March is the month where spring arrives. Sunny and longer days bring a whole range of gardening tasks that can be completed this month. Flowers such as daffodils and crocuses burst into flower bringing colour and fragrance into gardens. Temperatures in March are on the rise with temperatures reaching 15ºC. However, the nights do tend to be on the chilly side, so don’t put tender plants outdoors just yet.
Essential checklist for March
- Plant summer-flowering bulbs
- Prune and feed roses
- Sow hardy annuals outdoors (weather permitting)
- Sow your vegetables in prepared beds outdoors
- Sow your herbs
- Plant potatoes (earlies)
- Cut back perennials and grasses that were left over winter
- Prune gooseberries
Plant summer-flowering bulbs
Summer bulbs such as tulips, dahlias, lilies and gladioli can now be planted. When picking your bulbs ensure that bulbs feel firm to the touch and don’t have any signs of mould. The bulbs can be planted where you want them to flower. Bulbs hate to be wet so need good drainage. Therefore, put a handful of grit at the bottom of the planting hole.
Prune and feed roses
Now is the time to cut back any rose bushes and hedges. Pruning roses should remove all crossing, damaged and dead wood. The main stems should be pruned to an outward-facing bud around 15-20cm from ground level. Any climbing plants should have their side-shoots cut back to 3 or 4 buds. After the pruning, it is advisable to feed the roses with a specialist rose food such as Westland Naturally Rich Rose Food.
Sow hardy annuals outdoors (weather permitting)
Once the weather has become milder, hardy annuals such as Love-in-a-mist can be sown. Remove any weeds and stones from the sowing area and rake until the soil is fine. It is a good idea to sow the seeds in short straight lines to help you distinguish between seedlings and weeds. If the soil is dry, water before sowing.

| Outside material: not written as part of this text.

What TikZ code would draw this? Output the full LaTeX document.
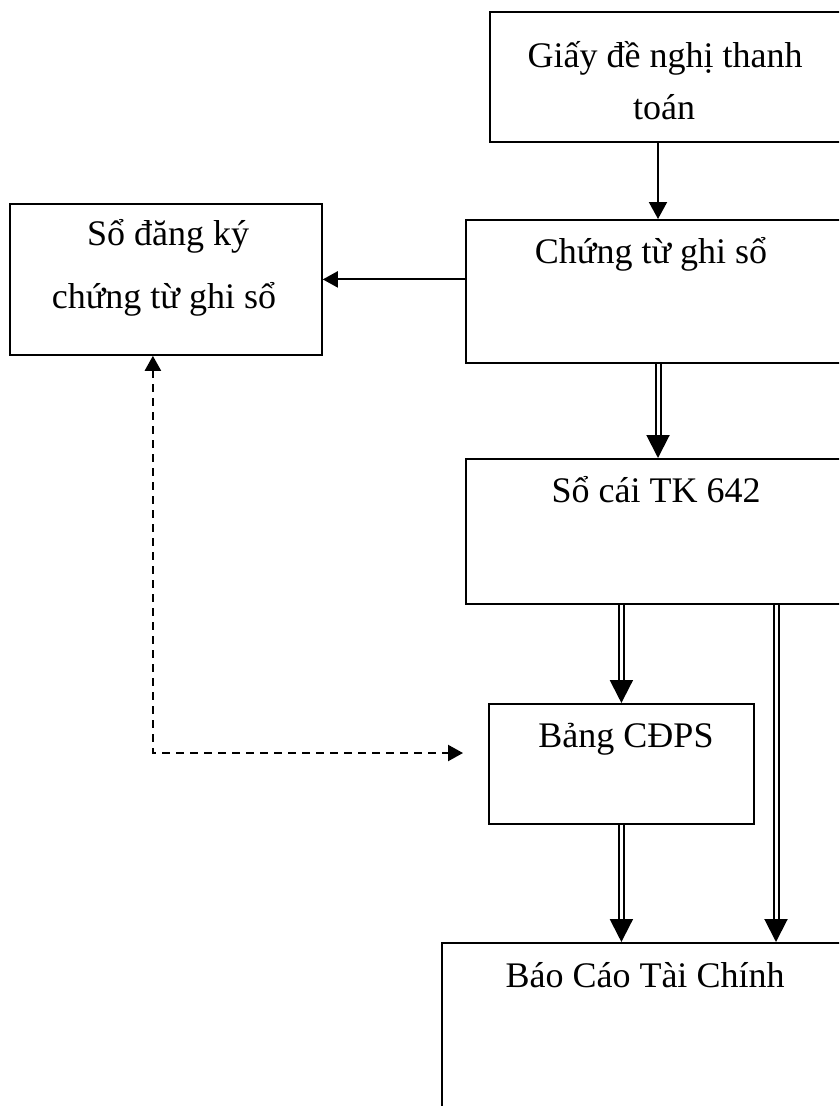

Cut back perennials and grasses that were left over winter
If there are any perennials that were not cut back in the winter, now is the time to do it. This is to make way for the green shoots. Cut back to ground level but be careful not to damage the new growth. The dead foliage can be added to your compost heap. Any overgrown clumps of perennials can be divided. Perennials will also need dividing once a plant becomes woody or dies back at the centre. To divide the plant, dig it up and split it up into several pieces. After pruning and dividing, then it’s time to feed established plants with an all-round plant food. After feeding, mulch your borders with homemade compost. Always apply mulch over moist soil, ideally after it has rained.
Sow your vegetables in prepared beds outdoors
After the long wait, it is finally time to get going with sowing seeds. Lettuce, salad leaves, radish, turnips, beetroots, salad onions and broad beans can all be sown. Start by sowing in any soil that you previously warmed with cloches or fleece. Water before sowing as this will prevent tiny seeds being washed away. Ideally you should try to sow short rows every 10 to 14 days – this will ensure you have a succession of vegetables rather than a huge crop ready all at the same time.
Sow your herbs
If you want to grow some herbs, March is the time to start sowing the seeds. Hardy herbs such as parsley, chervil and chives are good ones to start with. Herbs can either be sown in the ground or in small pots. Parsley is known for being tricky to germinate. However, the following method is very reliable:
- Fill a small shallow pot or tray with Gro-Sure Perlite. Water and allow to drain then sprinkle parsley seeds over the surface and cover with a thin layer of perlite. Keep covered with cling film in a warm place. The seeds should germinate within two weeks.
Plant potatoes (earlies)
Towards the end of the month early potatoes, such as ‘Accent’ and ‘Red Duke of York’ can be planted. The potatoes can be grown in the ground by digging a 12cm (5 inches) deep trench with some Farmyard Manure forked in. Plant the tubers about 30cm (12 inches) apart with 45cm (18 inches) between rows and cover with soil. Potatoes can also be grown in raised beds or even large containers if you don’t have a lot of space. They need a minimum depth and width of 30cm (12 inches). Half fill the bed/container with Multi-Purpose Compost, then plant the potatoes and cover leaving some space at the top.
Pruning gooseberries is important to keep your plant in shape and help avoid problems with mildew by allowing air to circulate more easily. Side-shoots should be cut back to a bud about 8cm (3 inches) from their base. Prune the tips of the branches back to within 3 or 4 buds of the new growth. After pruning, feed and mulch your plants and they will be ready for the summer.
Grass will start to grow more and therefore it will need a light trim (remove one-third of the height) probably once a week. If you didn’t remove moss and dead grass (thatch) in the autumn, they will need removing now with a spring-tine rake. New turf can be put down in March. Before the turf is laid, it is advisable to apply a good general feed such as Growmore, around 4-5 days before laying the turf. If there is no rain, water in well.